Standing. Sitting. Kneeling. At His feet. Standing again. Swaying. At His Feet. I've been all over the place the last couple of weeks. My need for Him. My responsibilities. My strength rising to fight and protect. ~sigh~ My submission has nonetheless been a struggle to maintain, to feel, and to embrace.
Each day brings M and I closer, which settles a HUGE piece of me. My mind is clearer. My heart is lighter. My body no longer tense with anxiety. Yet...I'm not where I'm used to being right before I see Him. I sought why tonight, and quickly tossed out the little things. No...it's not those. It's this big step.
M - my Daddy - is coming here.
I will open my door to someone new for the first time in over six years. During this period, I've culled my life of time wasters and weak acquaintances, choosing instead to hold my most tender pieces close and private away from prying eyes. Here is what I nurture most and what I cherish. Within my beautiful small sanctuary I've finally healed some of my deepest wounds.
This weekend I will have a Man I love and trust in my bed and my home for the first time in 20 years. "Really?" you ask? For the first 10 years of my adult life, very little was mine. There was simply the home I shared with the guy I was married to at the time. My presence on my surroundings were negligent. None of it was ever mine. Nor did I ever truly love or even trust the person I slept beside at night. After the divorce...I focused on my career and parenting. There was no one in my life, and then...those six years of healing I mentioned.

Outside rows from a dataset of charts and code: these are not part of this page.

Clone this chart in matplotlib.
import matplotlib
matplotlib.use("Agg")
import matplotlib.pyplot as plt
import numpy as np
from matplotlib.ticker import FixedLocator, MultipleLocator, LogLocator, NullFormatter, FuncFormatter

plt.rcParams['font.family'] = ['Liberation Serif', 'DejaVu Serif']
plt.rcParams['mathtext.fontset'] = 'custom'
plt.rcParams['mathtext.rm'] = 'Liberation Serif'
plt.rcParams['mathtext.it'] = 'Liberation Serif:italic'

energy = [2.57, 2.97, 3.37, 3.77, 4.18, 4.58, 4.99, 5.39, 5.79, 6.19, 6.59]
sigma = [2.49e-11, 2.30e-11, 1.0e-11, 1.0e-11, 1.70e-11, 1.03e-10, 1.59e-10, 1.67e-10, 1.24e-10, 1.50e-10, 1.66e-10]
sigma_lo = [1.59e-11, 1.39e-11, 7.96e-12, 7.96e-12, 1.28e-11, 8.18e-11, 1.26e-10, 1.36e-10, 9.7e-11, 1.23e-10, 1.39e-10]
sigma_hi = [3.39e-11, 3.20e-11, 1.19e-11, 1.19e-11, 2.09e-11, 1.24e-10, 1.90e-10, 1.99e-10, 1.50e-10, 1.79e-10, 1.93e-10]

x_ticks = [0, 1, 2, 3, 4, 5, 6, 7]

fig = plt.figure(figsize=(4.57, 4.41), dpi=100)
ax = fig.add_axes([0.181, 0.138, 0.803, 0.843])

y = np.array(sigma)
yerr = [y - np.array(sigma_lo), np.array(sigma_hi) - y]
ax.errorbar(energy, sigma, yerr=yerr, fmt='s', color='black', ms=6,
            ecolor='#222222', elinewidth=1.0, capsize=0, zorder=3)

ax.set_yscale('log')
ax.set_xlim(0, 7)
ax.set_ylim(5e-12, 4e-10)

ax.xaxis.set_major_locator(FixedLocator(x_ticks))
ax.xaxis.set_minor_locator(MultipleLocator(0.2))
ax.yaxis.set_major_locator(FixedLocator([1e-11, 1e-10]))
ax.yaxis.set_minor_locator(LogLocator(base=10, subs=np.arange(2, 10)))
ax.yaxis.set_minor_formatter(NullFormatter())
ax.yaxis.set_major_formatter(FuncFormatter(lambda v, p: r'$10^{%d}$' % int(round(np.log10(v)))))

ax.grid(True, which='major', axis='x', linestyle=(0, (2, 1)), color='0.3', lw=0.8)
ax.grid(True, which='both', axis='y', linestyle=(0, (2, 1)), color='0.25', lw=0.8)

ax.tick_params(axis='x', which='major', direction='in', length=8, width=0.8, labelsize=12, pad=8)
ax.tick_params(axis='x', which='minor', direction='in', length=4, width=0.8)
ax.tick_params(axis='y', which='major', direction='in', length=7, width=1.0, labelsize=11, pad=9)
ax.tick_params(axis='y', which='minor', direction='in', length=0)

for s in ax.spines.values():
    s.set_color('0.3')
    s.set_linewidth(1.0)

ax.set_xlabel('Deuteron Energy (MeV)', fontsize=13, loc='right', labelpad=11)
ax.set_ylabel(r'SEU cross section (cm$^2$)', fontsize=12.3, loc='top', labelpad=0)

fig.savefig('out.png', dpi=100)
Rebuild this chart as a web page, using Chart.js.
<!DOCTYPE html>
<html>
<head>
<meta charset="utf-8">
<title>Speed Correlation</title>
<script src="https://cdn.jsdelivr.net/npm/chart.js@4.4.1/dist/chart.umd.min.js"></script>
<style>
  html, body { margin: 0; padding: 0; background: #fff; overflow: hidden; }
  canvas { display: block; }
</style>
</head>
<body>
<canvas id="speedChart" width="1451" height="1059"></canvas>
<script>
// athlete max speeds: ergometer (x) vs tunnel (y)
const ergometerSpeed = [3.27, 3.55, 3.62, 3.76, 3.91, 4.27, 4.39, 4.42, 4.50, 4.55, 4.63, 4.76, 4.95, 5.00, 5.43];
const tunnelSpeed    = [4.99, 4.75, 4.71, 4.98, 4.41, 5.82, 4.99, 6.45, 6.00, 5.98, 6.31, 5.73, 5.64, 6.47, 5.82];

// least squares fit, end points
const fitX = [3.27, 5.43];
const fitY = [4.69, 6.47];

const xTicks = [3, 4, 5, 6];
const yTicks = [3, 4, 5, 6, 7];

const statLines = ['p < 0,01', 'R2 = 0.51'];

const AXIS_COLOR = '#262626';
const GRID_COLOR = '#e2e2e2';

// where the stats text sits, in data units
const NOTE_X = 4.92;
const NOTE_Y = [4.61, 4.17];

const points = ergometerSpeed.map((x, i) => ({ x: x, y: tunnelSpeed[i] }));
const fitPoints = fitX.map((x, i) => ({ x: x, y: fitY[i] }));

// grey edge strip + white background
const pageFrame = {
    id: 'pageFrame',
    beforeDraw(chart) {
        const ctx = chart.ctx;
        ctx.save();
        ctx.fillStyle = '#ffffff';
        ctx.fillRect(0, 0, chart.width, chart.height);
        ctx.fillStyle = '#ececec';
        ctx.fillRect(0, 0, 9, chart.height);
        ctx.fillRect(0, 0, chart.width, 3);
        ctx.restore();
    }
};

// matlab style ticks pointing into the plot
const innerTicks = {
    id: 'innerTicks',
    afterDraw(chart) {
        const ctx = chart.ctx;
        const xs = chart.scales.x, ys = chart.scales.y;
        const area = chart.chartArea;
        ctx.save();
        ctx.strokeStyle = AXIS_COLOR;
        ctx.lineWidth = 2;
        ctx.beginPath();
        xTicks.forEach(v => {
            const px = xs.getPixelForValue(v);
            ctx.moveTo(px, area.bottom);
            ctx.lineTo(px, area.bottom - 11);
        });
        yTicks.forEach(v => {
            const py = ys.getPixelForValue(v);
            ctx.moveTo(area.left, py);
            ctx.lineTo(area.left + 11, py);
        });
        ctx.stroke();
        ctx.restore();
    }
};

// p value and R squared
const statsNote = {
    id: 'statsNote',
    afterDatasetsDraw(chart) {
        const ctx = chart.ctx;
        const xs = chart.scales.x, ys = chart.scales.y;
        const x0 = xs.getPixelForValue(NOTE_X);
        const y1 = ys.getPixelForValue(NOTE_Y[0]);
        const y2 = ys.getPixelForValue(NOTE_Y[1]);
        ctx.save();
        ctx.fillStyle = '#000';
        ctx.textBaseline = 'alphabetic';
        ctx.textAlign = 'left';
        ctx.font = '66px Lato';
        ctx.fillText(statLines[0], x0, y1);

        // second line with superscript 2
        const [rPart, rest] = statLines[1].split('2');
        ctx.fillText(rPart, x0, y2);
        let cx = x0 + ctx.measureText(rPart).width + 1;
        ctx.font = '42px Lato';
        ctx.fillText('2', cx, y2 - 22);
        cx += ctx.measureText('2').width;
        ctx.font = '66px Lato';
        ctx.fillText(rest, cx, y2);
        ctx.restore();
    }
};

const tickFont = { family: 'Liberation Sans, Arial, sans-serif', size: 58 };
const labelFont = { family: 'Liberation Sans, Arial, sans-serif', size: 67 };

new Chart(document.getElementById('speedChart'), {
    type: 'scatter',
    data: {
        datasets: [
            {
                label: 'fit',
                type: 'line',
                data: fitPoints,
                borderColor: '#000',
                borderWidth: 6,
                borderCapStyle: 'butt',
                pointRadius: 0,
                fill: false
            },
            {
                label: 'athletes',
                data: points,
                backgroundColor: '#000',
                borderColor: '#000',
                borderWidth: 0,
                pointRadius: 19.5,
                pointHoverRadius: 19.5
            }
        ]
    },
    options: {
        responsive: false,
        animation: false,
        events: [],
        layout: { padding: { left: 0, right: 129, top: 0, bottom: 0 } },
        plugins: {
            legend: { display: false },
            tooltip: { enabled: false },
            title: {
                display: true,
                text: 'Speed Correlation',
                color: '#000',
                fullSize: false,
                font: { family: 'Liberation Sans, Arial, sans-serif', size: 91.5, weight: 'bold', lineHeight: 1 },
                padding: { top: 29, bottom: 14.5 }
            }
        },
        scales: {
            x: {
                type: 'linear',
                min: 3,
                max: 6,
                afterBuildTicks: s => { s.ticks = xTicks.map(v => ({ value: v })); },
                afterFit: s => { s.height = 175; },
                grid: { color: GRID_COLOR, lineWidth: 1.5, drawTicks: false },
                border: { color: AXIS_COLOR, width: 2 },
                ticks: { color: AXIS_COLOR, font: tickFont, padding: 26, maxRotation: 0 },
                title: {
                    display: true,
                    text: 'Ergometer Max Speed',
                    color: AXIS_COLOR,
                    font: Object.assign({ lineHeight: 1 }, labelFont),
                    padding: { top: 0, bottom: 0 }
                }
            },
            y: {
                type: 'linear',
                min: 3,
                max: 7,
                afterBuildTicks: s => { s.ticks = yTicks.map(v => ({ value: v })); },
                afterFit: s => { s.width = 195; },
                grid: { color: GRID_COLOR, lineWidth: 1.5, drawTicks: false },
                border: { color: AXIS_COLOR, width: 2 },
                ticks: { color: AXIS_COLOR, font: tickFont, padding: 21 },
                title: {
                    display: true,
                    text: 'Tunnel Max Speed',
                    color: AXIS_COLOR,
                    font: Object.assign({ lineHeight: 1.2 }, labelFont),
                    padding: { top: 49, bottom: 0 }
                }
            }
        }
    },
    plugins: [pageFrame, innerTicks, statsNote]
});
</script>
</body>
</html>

lol Yes. I know. I'm not your average person. However, this little corner of the world is me. Most can't relate at all to the thick walls I built around me. It seems completely foreign. ~shrug~ Oh well...you live your life. I live mine.

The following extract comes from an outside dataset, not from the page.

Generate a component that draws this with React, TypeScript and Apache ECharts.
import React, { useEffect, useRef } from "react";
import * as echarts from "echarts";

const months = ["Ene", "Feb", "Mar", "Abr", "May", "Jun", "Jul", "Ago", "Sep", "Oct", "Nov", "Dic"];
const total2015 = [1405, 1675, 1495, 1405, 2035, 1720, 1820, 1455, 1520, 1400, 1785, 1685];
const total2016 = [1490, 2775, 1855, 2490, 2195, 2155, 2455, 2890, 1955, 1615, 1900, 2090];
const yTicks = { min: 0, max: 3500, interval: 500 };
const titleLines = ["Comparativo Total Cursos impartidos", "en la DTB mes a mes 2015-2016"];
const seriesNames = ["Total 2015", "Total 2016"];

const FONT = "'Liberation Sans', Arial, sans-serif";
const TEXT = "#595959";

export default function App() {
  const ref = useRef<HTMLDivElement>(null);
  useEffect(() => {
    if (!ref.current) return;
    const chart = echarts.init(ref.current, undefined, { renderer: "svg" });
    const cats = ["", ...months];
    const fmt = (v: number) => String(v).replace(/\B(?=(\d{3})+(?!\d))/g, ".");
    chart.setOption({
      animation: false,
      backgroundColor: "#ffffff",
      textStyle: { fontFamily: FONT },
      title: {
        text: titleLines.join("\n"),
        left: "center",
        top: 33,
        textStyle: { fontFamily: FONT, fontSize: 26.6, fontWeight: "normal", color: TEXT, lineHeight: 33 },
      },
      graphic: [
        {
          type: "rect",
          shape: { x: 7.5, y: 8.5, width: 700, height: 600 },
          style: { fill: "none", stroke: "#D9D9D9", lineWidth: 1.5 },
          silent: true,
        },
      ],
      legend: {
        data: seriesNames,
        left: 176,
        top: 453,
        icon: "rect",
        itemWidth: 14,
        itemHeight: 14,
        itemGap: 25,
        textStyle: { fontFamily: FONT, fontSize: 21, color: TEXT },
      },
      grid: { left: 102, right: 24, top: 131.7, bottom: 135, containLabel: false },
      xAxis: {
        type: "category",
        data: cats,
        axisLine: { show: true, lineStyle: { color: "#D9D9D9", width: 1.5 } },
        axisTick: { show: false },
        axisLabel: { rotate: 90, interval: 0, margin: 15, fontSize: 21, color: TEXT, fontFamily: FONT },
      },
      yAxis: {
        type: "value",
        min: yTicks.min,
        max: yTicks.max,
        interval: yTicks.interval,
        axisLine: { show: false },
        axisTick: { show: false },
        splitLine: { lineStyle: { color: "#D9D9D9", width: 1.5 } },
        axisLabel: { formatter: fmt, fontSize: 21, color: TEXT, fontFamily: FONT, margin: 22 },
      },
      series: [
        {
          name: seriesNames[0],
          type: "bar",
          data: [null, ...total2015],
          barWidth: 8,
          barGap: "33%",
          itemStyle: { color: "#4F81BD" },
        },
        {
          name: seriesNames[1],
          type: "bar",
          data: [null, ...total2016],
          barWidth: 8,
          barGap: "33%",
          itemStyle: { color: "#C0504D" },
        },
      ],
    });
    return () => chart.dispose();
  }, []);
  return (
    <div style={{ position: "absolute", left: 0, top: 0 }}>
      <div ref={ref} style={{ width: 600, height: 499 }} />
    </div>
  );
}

My inner most sanctuary is an honor few gain. I am not careless with who I let in my home. I've never played silly house fantasies with boys, "Oh let me cook for you!" bullshit. I've never treated my home like a brothel for fucks, a bar for fools, or a casual hangout for random users. No. My home is just that. My home. For better or worse, it is the only place where I lower my guard completely.
Tonight I realized why my submission is quietly waiting in the wings right now. I can't open the door to my life on my knees. Not in this. I have to own it. All of me. Kat. This isn't his babygirl curling up on Daddy's lap or his pet begging at His feet or the whore surrendering to His will. I will no doubt do all of those things in my home with Him. However the first step has to be Kat - everything that I am - choosing to let in the Man who holds my heart. When I welcome M to my home, I'll look him in the eye and know he truly sees me.
I must stand tall and proud of what I've held on to, of what I've been given, and of what I've built. That will not be in defiance, but in honor all that He has done. He's earned this privilege because of His character, His loyalty, and His strength. He has taught me how to love again and how to hope. I am not a helpless lamb seeking comfort and protection, but a strong lioness sharing her lair and her hunt.